[Start of Provided material]

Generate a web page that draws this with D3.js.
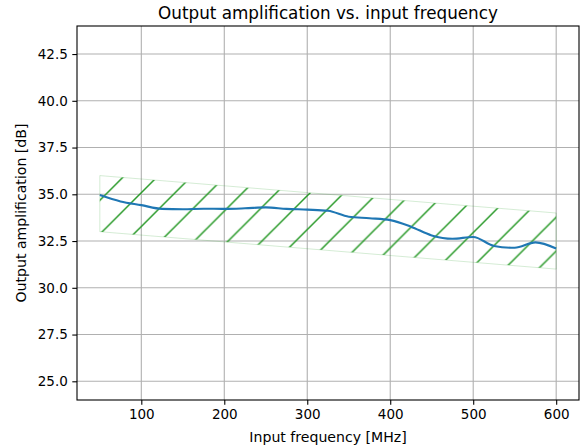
<!DOCTYPE html>
<html>
<head>
<meta charset="utf-8">
<script src="https://cdn.jsdelivr.net/npm/d3@7"></script>
<style>
  html, body { margin: 0; padding: 0; background: #fff; }
  text { font-family: "DejaVu Sans", sans-serif; fill: #000; }
</style>
</head>
<body>
<svg id="chart" width="583" height="447"></svg>
<script>
// ---- data ----
const freq = [50, 75, 100, 125, 150, 175, 200, 225, 250, 275, 300, 325, 350, 375, 400, 425, 450, 475, 500, 525, 550, 575, 600];
const gain = [34.96, 34.62, 34.42, 34.22, 34.2, 34.23, 34.22, 34.25, 34.3, 34.22, 34.18, 34.12, 33.8, 33.72, 33.62, 33.27, 32.8, 32.62, 32.72, 32.24, 32.14, 32.43, 32.1];
const bandX = [50, 600];
const bandUpper = [36, 34];
const bandLower = [33, 31];
const xTicks = [100, 200, 300, 400, 500, 600];
const yTicks = [25.0, 27.5, 30.0, 32.5, 35.0, 37.5, 40.0, 42.5];
const titleText = "Output amplification vs. input frequency";
const xLabel = "Input frequency [MHz]";
const yLabel = "Output amplification [dB]";

// ---- layout ----
const W = 583, H = 447;
const m = { left: 77, right: 4, top: 26, bottom: 47 };
const iw = W - m.left - m.right, ih = H - m.top - m.bottom;

const svg = d3.select("#chart");
const g = svg.append("g").attr("transform", `translate(${m.left},${m.top})`);

const x = d3.scaleLinear().domain([22.5, 627.5]).range([0, iw]);
const y = d3.scaleLinear().domain([24, 44]).range([ih, 0]);

// hatch pattern (45deg lines)
const s = 33.8, phase = 29.8;
const tx = (((phase - m.left - m.top) % s) + s) % s;
const defs = svg.append("defs");
const pat = defs.append("pattern")
  .attr("id", "hatch")
  .attr("patternUnits", "userSpaceOnUse")
  .attr("width", s).attr("height", s)
  .attr("patternTransform", `translate(${tx},0)`);
pat.append("path")
  .attr("d", `M0,${s} L${s},0 M${-2},2 L2,${-2} M${s-2},${s+2} L${s+2},${s-2}`)
  .attr("stroke", "#2a9a2a").attr("stroke-width", 1.5).attr("fill", "none");

// grid
g.append("g").selectAll("line").data(xTicks).join("line")
  .attr("x1", d => x(d)).attr("x2", d => x(d))
  .attr("y1", 0).attr("y2", ih)
  .attr("stroke", "#b0b0b0").attr("stroke-width", 1.1);
g.append("g").selectAll("line").data(yTicks).join("line")
  .attr("y1", d => y(d)).attr("y2", d => y(d))
  .attr("x1", 0).attr("x2", iw)
  .attr("stroke", "#b0b0b0").attr("stroke-width", 1.1);

// band
const bandData = bandX.map((v, i) => ({ x: v, lo: bandLower[i], hi: bandUpper[i] }));
const area = d3.area().x(d => x(d.x)).y0(d => y(d.lo)).y1(d => y(d.hi));
g.append("path").datum(bandData)
  .attr("d", area)
  .attr("fill", "url(#hatch)")
  .attr("stroke", "#2ca02c").attr("stroke-opacity", 0.2).attr("stroke-width", 1);

// main line
const line = d3.line().x((d, i) => x(freq[i])).y(d => y(d)).curve(d3.curveMonotoneX);
g.append("path").datum(gain)
  .attr("d", line)
  .attr("fill", "none").attr("stroke", "#1f77b4").attr("stroke-width", 2.1);

// axes
const xAxis = d3.axisBottom(x).tickValues(xTicks).tickSize(4.7).tickPadding(4.5).tickFormat(d3.format("d"));
const yAxis = d3.axisLeft(y).tickValues(yTicks).tickSize(4.7).tickPadding(4.5).tickFormat(d3.format(".1f"));
const gx = g.append("g").attr("transform", `translate(0,${ih})`).call(xAxis);
const gy = g.append("g").call(yAxis);
[gx, gy].forEach(a => {
  a.select(".domain").remove();
  a.selectAll(".tick line").attr("stroke", "#000").attr("stroke-width", 1.1);
  a.selectAll(".tick text").attr("font-size", "13.5px").attr("font-family", "DejaVu Sans").attr("fill", "#000");
});

// spines
g.append("rect").attr("x", 0).attr("y", 0).attr("width", iw).attr("height", ih)
  .attr("fill", "none").attr("stroke", "#000").attr("stroke-width", 1.1);

// labels
svg.append("text").attr("x", m.left + iw / 2).attr("y", 18.5)
  .attr("text-anchor", "middle").attr("font-size", "16.8px").text(titleText);
svg.append("text").attr("x", m.left + iw / 2).attr("y", 441.5)
  .attr("text-anchor", "middle").attr("font-size", "14.1px").text(xLabel);
svg.append("text").attr("transform", `translate(26,${m.top + ih / 2}) rotate(-90)`)
  .attr("text-anchor", "middle").attr("font-size", "14.1px").text(yLabel);
</script>
</body>
</html>
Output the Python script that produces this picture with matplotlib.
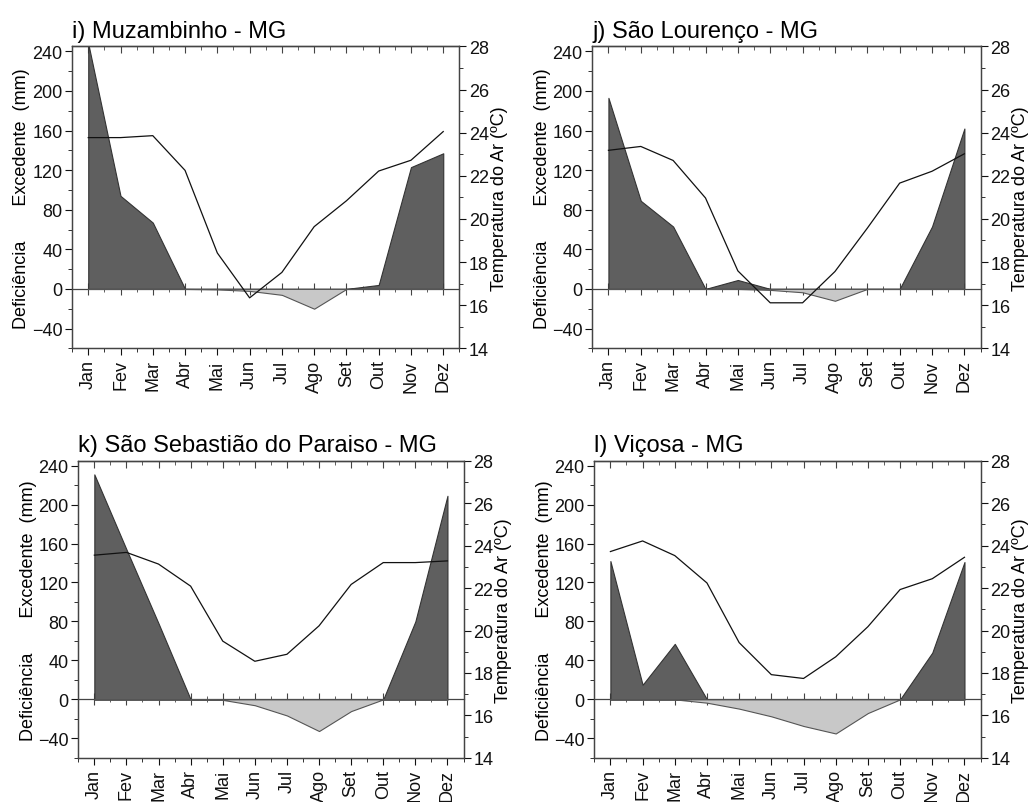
import numpy as np
import matplotlib
matplotlib.use("Agg")
import matplotlib.pyplot as plt
from matplotlib.ticker import MultipleLocator, FixedLocator

plt.rcParams['font.family'] = ['Liberation Sans', 'DejaVu Sans']

meses = ["Jan", "Fev", "Mar", "Abr", "Mai", "Jun", "Jul", "Ago", "Set", "Out", "Nov", "Dez"]

# i) Muzambinho
muz_exc = [248, 94, 67, 0, 0, 0, 0, 0, 0, 4, 123, 137]
muz_def = [0, 0, 0, 0, -0.5, -2, -6, -20, 0, 0, 0, 0]
muz_temp = [23.77, 23.77, 23.86, 22.25, 18.42, 16.34, 17.52, 19.64, 20.84, 22.22, 22.72, 24.05]

# j) São Lourenço
slo_exc = [193, 89, 63, 0, 9, 0, 0, 0, 0, 0, 63, 162]
slo_def = [0, 0, 0, 0, 0, -1, -3.4, -12, 0, 0, 0, 0]
slo_temp = [23.18, 23.36, 22.71, 20.97, 17.59, 16.11, 16.11, 17.56, 19.57, 21.66, 22.21, 23.02]

# k) São Sebastião do Paraiso
ssp_exc = [231, 154, 78, 0, 0, 0, 0, 0, 0, 0, 80, 209]
ssp_def = [0, 0, 0, 0, -0.5, -6, -16.5, -32.5, -12, 0, 0, 0]
ssp_temp = [23.55, 23.68, 23.13, 22.09, 19.5, 18.55, 18.88, 20.22, 22.17, 23.2, 23.2, 23.28]

# l) Viçosa
vic_exc = [142, 15, 57, 0, 0, 0, 0, 0, 0, 0, 48, 141]
vic_def = [0, 0, 0, -3.4, -9.5, -17.4, -27.3, -35, -14, 0, 0, 0]
vic_temp = [23.72, 24.22, 23.53, 22.24, 19.43, 17.92, 17.74, 18.76, 20.18, 21.93, 22.44, 23.45]

paineis = [
    ("i) Muzambinho - MG", muz_exc, muz_def, muz_temp, [0.070, 0.565, 0.376, 0.376]),
    ("j) São Lourenço - MG", slo_exc, slo_def, slo_temp, [0.575, 0.565, 0.377, 0.376]),
    ("k) São Sebastião do Paraiso - MG", ssp_exc, ssp_def, ssp_temp, [0.076, 0.055, 0.374, 0.370]),
    ("l) Viçosa - MG", vic_exc, vic_def, vic_temp, [0.577, 0.055, 0.375, 0.370]),
]

ymin, ymax = -60, 245
cor_eixo = "#444444"
meios = np.arange(-0.5, 12, 0.5)

fig = plt.figure(figsize=(10.3, 8.03), dpi=100)

for titulo, exc, defi, temp, pos in paineis:
    x = np.arange(12)
    ax = fig.add_axes(pos)
    ax.fill_between(x, 0, exc, facecolor="#5f5f5f", edgecolor="#333333", linewidth=0.8)
    ax.fill_between(x, defi, 0, facecolor="#c8c8c8", edgecolor="#555555", linewidth=0.8)
    ax.set_xlim(-0.5, 11.5)
    ax.set_ylim(ymin, ymax)
    ax.set_xticks(x)
    ax.set_xticklabels(meses, rotation=90, fontsize=13)
    ax.xaxis.set_minor_locator(FixedLocator(meios))
    ax.set_yticks(np.arange(-40, 241, 40))
    ax.yaxis.set_minor_locator(MultipleLocator(20))
    ax.tick_params(axis='y', which='both', direction='out', labelsize=13, colors='#111111', pad=2)
    ax.tick_params(axis='y', which='major', length=5)
    ax.tick_params(axis='y', which='minor', length=3)
    ax.tick_params(axis='x', which='both', direction='out', top=False, labelsize=13, pad=3, colors='#111111')
    ax.tick_params(axis='x', which='major', length=5)
    ax.tick_params(axis='x', which='minor', length=3)
    ax.set_ylabel("Deficiência       Excedente  (mm)", fontsize=13, labelpad=1)
    for s in ax.spines.values():
        s.set_color(cor_eixo)
        s.set_linewidth(0.9)

    # marcas internas no topo
    topo = ax.secondary_xaxis('top')
    topo.set_xticks(x)
    topo.xaxis.set_minor_locator(FixedLocator(meios))
    topo.tick_params(axis='x', which='both', direction='in', labeltop=False, colors=cor_eixo)
    topo.tick_params(axis='x', which='major', length=5)
    topo.tick_params(axis='x', which='minor', length=3)
    topo.spines['top'].set_color(cor_eixo)
    topo.spines['top'].set_linewidth(0.9)

    # linha do zero com marcas
    zero = ax.secondary_xaxis((0 - ymin) / (ymax - ymin))
    zero.set_xticks(x)
    zero.xaxis.set_minor_locator(FixedLocator(meios))
    zero.tick_params(axis='x', which='both', direction='inout', labelbottom=False, colors=cor_eixo)
    zero.tick_params(axis='x', which='major', length=8)
    zero.tick_params(axis='x', which='minor', length=5)
    zero.spines['bottom'].set_color(cor_eixo)
    zero.spines['bottom'].set_linewidth(0.9)

    ax2 = ax.twinx()
    ax2.plot(x, temp, color="#111111", linewidth=0.9)
    ax2.set_ylim(14, 28)
    ax2.set_yticks(np.arange(14, 29, 2))
    ax2.yaxis.set_minor_locator(MultipleLocator(1))
    ax2.tick_params(axis='y', which='both', direction='out', labelsize=13, colors='#111111', pad=2)
    ax2.tick_params(axis='y', which='major', length=5)
    ax2.tick_params(axis='y', which='minor', length=3)
    ax2.set_ylabel("Temperatura do Ar (ºC)", fontsize=13, labelpad=1)
    for s in ax2.spines.values():
        s.set_color(cor_eixo)
        s.set_linewidth(0.9)

    ax.set_title(titulo, loc='left', fontsize=17, pad=7)

plt.savefig("out.png", dpi=100)
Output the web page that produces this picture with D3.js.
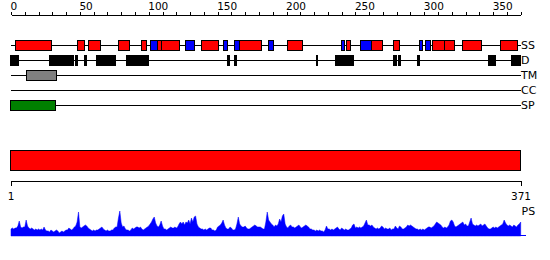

[End of Provided material]

### Set task:
Keep to the lines above from the line with "Output the Python" to the line with "23.2, 23.2, 23.28]", and set down exactly those, inclusive, with nothing else and every picture left out.

### Answer to the problem:
Output the Python script that produces this picture with matplotlib.
import numpy as np
import matplotlib
matplotlib.use("Agg")
import matplotlib.pyplot as plt
from matplotlib.ticker import MultipleLocator, FixedLocator

plt.rcParams['font.family'] = ['Liberation Sans', 'DejaVu Sans']

meses = ["Jan", "Fev", "Mar", "Abr", "Mai", "Jun", "Jul", "Ago", "Set", "Out", "Nov", "Dez"]

# i) Muzambinho
muz_exc = [248, 94, 67, 0, 0, 0, 0, 0, 0, 4, 123, 137]
muz_def = [0, 0, 0, 0, -0.5, -2, -6, -20, 0, 0, 0, 0]
muz_temp = [23.77, 23.77, 23.86, 22.25, 18.42, 16.34, 17.52, 19.64, 20.84, 22.22, 22.72, 24.05]

# j) São Lourenço
slo_exc = [193, 89, 63, 0, 9, 0, 0, 0, 0, 0, 63, 162]
slo_def = [0, 0, 0, 0, 0, -1, -3.4, -12, 0, 0, 0, 0]
slo_temp = [23.18, 23.36, 22.71, 20.97, 17.59, 16.11, 16.11, 17.56, 19.57, 21.66, 22.21, 23.02]

# k) São Sebastião do Paraiso
ssp_exc = [231, 154, 78, 0, 0, 0, 0, 0, 0, 0, 80, 209]
ssp_def = [0, 0, 0, 0, -0.5, -6, -16.5, -32.5, -12, 0, 0, 0]
ssp_temp = [23.55, 23.68, 23.13, 22.09, 19.5, 18.55, 18.88, 20.22, 22.17, 23.2, 23.2, 23.28]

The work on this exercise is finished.